Quebec's May weather forecast is out and it's bad news for patio lovers
Should we just cancel summer at this point?

If you made it through Montreal's gloomy April weather telling yourself that May would be different, we have some unfortunate news.
The Old Farmer's Almanac has dropped its long-range forecast for southern Quebec, and May is not shaping up to be the warm, sunny redemption arc you may have been hoping for. Cool temperatures, unsettled skies, and a stormy finish to the month are all on the menu.
As always, the Almanac builds its outlooks using historical weather patterns, solar activity, and atmospheric trends. It's a broad seasonal read rather than a precise day-by-day forecast, but it often gives us a reasonable sense of what's coming our way.
Here's how May is shaping up for southern Quebec:
- May 1 to 3: Cool and damp to start, with showers across the region and snow still lingering in northern Quebec.
- May 4 to 7: Chilly and breezy, with dry skies in southern Quebec but gusty conditions further east.
- May 8 to 11: Cold and unsettled, with flurries possible in northern Quebec and overcast skies across the south.
- May 12 to 15: The first real bright spot of the month, with mild temperatures and fair skies.
- May 16 to 19: Mild but showery.
- May 20 to 23: Cool and windy, with scattered showers returning.
- May 24 to 27: Dry and pleasant, with fair skies settling in for a few days.
- May 28 to 31: A stormy finish, with strong winds, rain, and snow returning to far northern Quebec to close out the month.
The window around May 12 to 15 and the dry stretch from May 24 to 27 are about as good as it gets in this forecast. Everything else is pretty uninspiring.
That seems to track with what weather experts at MétéoMédia have been saying.
The weather network's latest spring outlook points to an incoming El Niño pattern as the main culprit, which historically pushes warmth toward Western Canada while leaving the east with cooler, more unsettled conditions.

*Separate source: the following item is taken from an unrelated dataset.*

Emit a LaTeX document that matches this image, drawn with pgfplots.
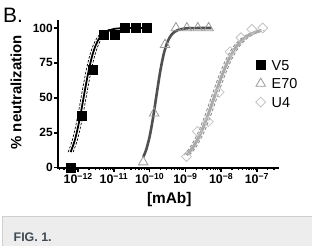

Meteorologist Nicolas Lessard recently reported that while brief warm spells are still possible, the overall trend for early summer should lean cool. What MétéoMédia calls "felt summer" (the point when temperatures durably settle in around 23 to 25°C) normally arrives around mid-June in southern Quebec. This year, it could come even later than that.
The silver lining, if you can call it that, is that the Farmer's Almanac predicts temps going way up in July and August, forecasting record heat and back-to-back stretches of intense warmth. So summer may be slow to show up this year, but the theory is it'll make up for lost time.
For now though, your patio furniture can probably stay in storage a little longer.